* [REQUIREMENTS]
Without the pictures, return exactly the lines from the one with "Generate a web" through the one with "</body></html>". Both end lines belong in the copy.

* [DATA SECTION]
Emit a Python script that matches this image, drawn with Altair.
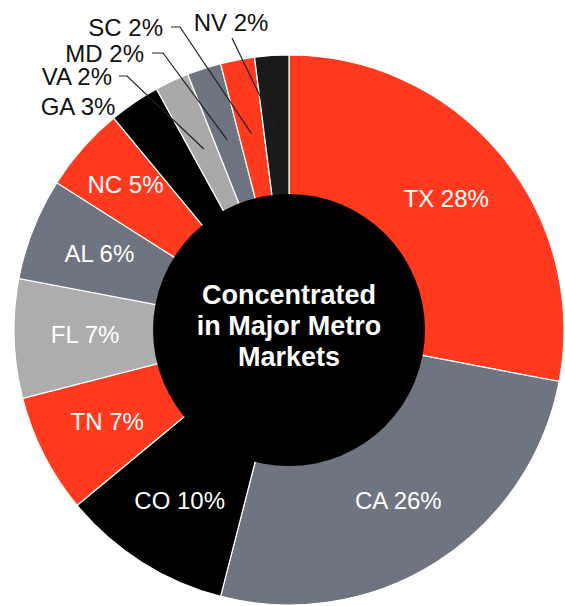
* * *
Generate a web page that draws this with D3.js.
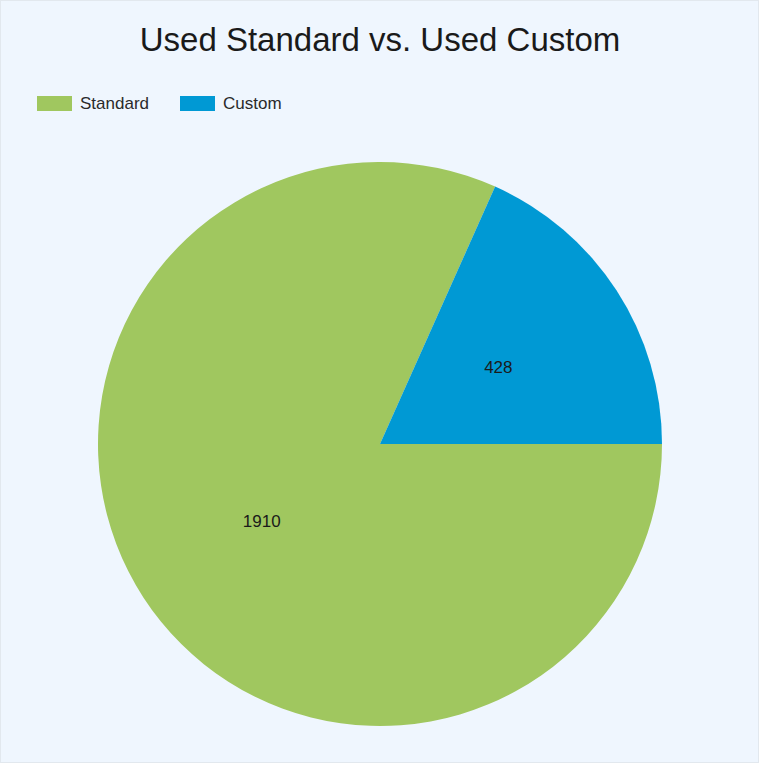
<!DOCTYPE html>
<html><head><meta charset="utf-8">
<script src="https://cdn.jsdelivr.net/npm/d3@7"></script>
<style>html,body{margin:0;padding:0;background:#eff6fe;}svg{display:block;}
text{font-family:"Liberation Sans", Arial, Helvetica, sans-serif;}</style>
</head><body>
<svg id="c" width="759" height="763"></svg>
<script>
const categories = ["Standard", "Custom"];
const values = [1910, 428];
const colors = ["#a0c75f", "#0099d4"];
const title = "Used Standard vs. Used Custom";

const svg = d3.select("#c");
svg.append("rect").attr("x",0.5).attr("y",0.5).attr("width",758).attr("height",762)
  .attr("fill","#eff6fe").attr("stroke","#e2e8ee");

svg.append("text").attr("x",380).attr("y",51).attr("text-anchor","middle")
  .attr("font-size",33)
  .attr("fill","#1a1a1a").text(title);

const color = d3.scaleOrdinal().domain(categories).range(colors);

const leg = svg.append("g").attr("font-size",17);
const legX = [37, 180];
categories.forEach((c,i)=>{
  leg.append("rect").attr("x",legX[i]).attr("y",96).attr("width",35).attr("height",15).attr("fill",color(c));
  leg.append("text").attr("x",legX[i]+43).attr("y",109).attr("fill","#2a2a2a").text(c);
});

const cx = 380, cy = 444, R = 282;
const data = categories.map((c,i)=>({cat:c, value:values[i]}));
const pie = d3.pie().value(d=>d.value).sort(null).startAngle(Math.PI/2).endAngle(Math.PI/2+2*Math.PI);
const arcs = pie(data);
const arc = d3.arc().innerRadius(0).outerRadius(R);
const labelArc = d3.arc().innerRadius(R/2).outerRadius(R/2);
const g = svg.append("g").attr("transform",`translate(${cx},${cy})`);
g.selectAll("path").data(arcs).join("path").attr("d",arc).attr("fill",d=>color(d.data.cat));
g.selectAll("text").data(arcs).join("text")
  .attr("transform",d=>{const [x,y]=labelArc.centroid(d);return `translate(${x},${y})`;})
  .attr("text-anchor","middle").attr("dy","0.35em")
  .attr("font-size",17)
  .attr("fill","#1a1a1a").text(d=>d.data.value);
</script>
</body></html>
* * *
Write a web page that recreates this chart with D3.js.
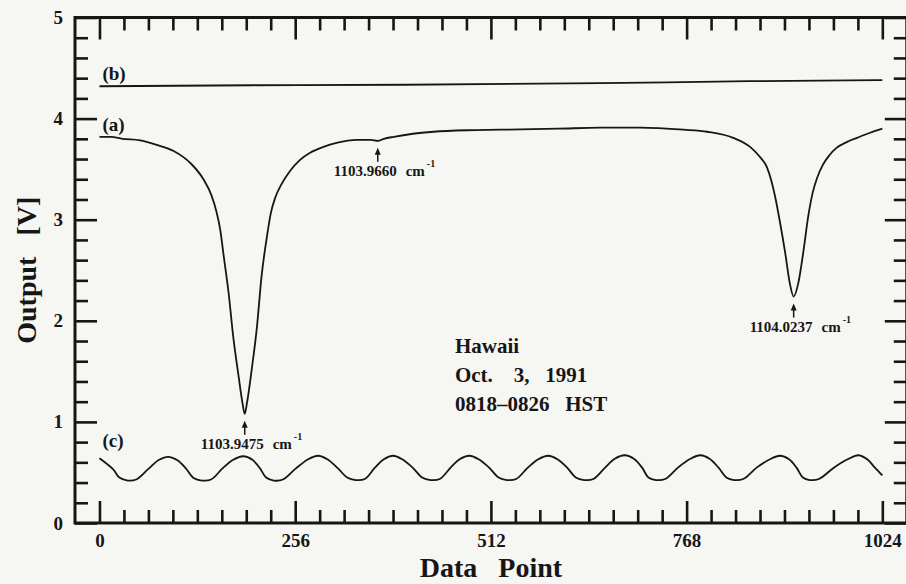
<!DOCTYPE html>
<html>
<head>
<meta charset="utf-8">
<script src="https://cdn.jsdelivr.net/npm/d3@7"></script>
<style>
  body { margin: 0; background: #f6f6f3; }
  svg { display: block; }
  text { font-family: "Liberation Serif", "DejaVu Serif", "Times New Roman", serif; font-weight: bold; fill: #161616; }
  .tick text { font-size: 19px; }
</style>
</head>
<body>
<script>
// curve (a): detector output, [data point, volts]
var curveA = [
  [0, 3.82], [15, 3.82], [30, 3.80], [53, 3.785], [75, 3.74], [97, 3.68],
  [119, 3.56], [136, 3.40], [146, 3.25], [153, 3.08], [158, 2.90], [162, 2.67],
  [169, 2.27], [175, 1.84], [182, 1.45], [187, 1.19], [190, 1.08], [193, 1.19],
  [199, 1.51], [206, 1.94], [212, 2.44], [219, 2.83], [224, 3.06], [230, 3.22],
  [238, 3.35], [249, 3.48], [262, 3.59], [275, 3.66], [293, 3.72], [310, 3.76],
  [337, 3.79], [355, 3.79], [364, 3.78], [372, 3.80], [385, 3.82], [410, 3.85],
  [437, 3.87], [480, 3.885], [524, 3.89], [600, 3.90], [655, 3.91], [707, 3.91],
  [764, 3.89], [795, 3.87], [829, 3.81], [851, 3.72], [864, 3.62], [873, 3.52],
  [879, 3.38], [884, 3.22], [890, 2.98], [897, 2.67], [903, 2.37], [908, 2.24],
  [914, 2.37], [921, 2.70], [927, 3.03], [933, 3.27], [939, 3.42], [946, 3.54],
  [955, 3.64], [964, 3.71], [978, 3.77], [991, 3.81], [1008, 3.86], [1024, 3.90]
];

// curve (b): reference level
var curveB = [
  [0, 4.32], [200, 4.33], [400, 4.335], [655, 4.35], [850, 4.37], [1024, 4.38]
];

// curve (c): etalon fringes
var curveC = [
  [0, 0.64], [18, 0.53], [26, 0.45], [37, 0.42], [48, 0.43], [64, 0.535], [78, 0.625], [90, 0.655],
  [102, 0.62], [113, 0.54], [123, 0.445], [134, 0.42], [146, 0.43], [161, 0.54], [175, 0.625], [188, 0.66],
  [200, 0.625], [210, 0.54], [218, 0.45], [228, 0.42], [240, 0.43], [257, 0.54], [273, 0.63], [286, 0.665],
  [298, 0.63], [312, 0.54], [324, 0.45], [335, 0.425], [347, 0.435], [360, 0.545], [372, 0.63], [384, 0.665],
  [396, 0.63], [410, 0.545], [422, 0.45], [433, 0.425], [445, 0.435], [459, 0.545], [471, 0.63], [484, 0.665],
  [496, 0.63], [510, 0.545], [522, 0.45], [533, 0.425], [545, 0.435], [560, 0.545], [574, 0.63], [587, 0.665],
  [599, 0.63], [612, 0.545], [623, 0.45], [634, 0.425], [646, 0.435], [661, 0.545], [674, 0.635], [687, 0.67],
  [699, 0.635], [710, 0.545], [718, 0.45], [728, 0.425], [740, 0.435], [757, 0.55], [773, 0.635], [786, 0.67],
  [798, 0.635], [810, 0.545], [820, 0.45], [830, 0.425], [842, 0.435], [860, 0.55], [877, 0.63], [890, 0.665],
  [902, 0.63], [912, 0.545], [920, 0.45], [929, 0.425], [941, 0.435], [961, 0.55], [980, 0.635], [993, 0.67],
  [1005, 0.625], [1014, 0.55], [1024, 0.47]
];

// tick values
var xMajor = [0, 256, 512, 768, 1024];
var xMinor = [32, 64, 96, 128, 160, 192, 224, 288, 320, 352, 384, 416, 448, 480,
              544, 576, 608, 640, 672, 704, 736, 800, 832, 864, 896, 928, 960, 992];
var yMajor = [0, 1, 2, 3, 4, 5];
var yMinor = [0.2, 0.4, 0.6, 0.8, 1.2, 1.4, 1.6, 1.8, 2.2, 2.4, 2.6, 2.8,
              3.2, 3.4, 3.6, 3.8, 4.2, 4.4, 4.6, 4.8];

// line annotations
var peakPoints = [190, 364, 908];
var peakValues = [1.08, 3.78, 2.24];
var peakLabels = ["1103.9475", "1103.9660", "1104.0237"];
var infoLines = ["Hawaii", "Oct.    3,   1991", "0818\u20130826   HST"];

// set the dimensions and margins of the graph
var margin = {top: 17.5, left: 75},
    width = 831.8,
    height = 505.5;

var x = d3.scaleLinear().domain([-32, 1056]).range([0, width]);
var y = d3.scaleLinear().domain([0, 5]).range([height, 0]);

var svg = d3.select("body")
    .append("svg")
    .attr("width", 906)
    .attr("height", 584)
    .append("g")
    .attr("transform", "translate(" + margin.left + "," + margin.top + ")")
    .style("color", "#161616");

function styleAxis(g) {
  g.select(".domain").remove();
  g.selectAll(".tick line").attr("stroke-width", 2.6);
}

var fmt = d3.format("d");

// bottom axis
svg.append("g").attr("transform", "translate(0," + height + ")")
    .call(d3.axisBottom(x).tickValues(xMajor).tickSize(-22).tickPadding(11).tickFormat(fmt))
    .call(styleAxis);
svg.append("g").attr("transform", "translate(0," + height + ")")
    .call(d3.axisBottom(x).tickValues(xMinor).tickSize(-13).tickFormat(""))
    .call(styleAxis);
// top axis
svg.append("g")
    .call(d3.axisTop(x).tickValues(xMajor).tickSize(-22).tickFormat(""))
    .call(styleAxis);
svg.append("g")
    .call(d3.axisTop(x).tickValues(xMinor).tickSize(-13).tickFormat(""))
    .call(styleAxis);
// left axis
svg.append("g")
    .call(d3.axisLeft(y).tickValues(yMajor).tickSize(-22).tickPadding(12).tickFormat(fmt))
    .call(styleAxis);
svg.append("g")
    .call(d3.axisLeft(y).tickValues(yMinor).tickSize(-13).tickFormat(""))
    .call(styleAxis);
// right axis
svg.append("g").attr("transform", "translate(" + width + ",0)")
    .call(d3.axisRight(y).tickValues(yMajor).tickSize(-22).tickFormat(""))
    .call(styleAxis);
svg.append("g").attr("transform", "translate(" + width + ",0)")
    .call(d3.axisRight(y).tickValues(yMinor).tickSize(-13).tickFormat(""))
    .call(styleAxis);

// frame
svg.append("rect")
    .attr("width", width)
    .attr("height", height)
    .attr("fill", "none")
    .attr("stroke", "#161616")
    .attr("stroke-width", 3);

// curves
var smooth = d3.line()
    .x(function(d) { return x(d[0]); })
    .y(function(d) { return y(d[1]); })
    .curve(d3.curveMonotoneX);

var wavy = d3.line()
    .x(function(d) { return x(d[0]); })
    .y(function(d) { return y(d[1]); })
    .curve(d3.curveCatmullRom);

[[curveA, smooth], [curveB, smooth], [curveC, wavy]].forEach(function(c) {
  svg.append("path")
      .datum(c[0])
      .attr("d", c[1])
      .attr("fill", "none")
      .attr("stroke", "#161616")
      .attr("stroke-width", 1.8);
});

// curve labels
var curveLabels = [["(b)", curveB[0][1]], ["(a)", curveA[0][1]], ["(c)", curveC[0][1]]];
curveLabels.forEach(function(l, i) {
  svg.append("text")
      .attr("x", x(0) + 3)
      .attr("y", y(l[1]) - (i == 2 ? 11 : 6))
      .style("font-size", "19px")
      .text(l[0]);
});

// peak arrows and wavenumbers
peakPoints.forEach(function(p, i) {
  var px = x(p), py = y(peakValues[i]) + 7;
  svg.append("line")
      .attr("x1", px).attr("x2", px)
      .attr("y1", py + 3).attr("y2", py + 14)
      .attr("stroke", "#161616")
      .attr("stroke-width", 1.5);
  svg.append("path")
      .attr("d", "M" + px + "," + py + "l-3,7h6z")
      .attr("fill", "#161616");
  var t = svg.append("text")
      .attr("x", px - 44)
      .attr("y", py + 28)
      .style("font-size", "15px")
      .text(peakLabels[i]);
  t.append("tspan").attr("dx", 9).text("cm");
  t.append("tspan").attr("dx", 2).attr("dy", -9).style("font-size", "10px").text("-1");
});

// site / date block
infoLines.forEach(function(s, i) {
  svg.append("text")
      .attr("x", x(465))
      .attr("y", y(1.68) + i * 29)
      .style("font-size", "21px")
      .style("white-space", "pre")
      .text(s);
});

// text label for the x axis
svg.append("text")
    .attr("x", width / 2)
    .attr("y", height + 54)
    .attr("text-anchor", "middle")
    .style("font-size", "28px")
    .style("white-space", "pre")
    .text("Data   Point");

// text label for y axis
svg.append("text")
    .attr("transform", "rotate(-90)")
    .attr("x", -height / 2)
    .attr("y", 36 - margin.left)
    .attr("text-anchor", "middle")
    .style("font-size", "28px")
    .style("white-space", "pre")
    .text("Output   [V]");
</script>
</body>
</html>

* [TASK SOLUTION]
Generate a web page that draws this with D3.js.
<!DOCTYPE html>
<html><head><meta charset="utf-8">
<script src="https://cdn.jsdelivr.net/npm/d3@7"></script>
<style>html,body{margin:0;padding:0;background:#eff6fe;}svg{display:block;}
text{font-family:"Liberation Sans", Arial, Helvetica, sans-serif;}</style>
</head><body>
<svg id="c" width="759" height="763"></svg>
<script>
const categories = ["Standard", "Custom"];
const values = [1910, 428];
const colors = ["#a0c75f", "#0099d4"];
const title = "Used Standard vs. Used Custom";

const svg = d3.select("#c");
svg.append("rect").attr("x",0.5).attr("y",0.5).attr("width",758).attr("height",762)
  .attr("fill","#eff6fe").attr("stroke","#e2e8ee");

svg.append("text").attr("x",380).attr("y",51).attr("text-anchor","middle")
  .attr("font-size",33)
  .attr("fill","#1a1a1a").text(title);

const color = d3.scaleOrdinal().domain(categories).range(colors);

const leg = svg.append("g").attr("font-size",17);
const legX = [37, 180];
categories.forEach((c,i)=>{
  leg.append("rect").attr("x",legX[i]).attr("y",96).attr("width",35).attr("height",15).attr("fill",color(c));
  leg.append("text").attr("x",legX[i]+43).attr("y",109).attr("fill","#2a2a2a").text(c);
});

const cx = 380, cy = 444, R = 282;
const data = categories.map((c,i)=>({cat:c, value:values[i]}));
const pie = d3.pie().value(d=>d.value).sort(null).startAngle(Math.PI/2).endAngle(Math.PI/2+2*Math.PI);
const arcs = pie(data);
const arc = d3.arc().innerRadius(0).outerRadius(R);
const labelArc = d3.arc().innerRadius(R/2).outerRadius(R/2);
const g = svg.append("g").attr("transform",`translate(${cx},${cy})`);
g.selectAll("path").data(arcs).join("path").attr("d",arc).attr("fill",d=>color(d.data.cat));
g.selectAll("text").data(arcs).join("text")
  .attr("transform",d=>{const [x,y]=labelArc.centroid(d);return `translate(${x},${y})`;})
  .attr("text-anchor","middle").attr("dy","0.35em")
  .attr("font-size",17)
  .attr("fill","#1a1a1a").text(d=>d.data.value);
</script>
</body></html>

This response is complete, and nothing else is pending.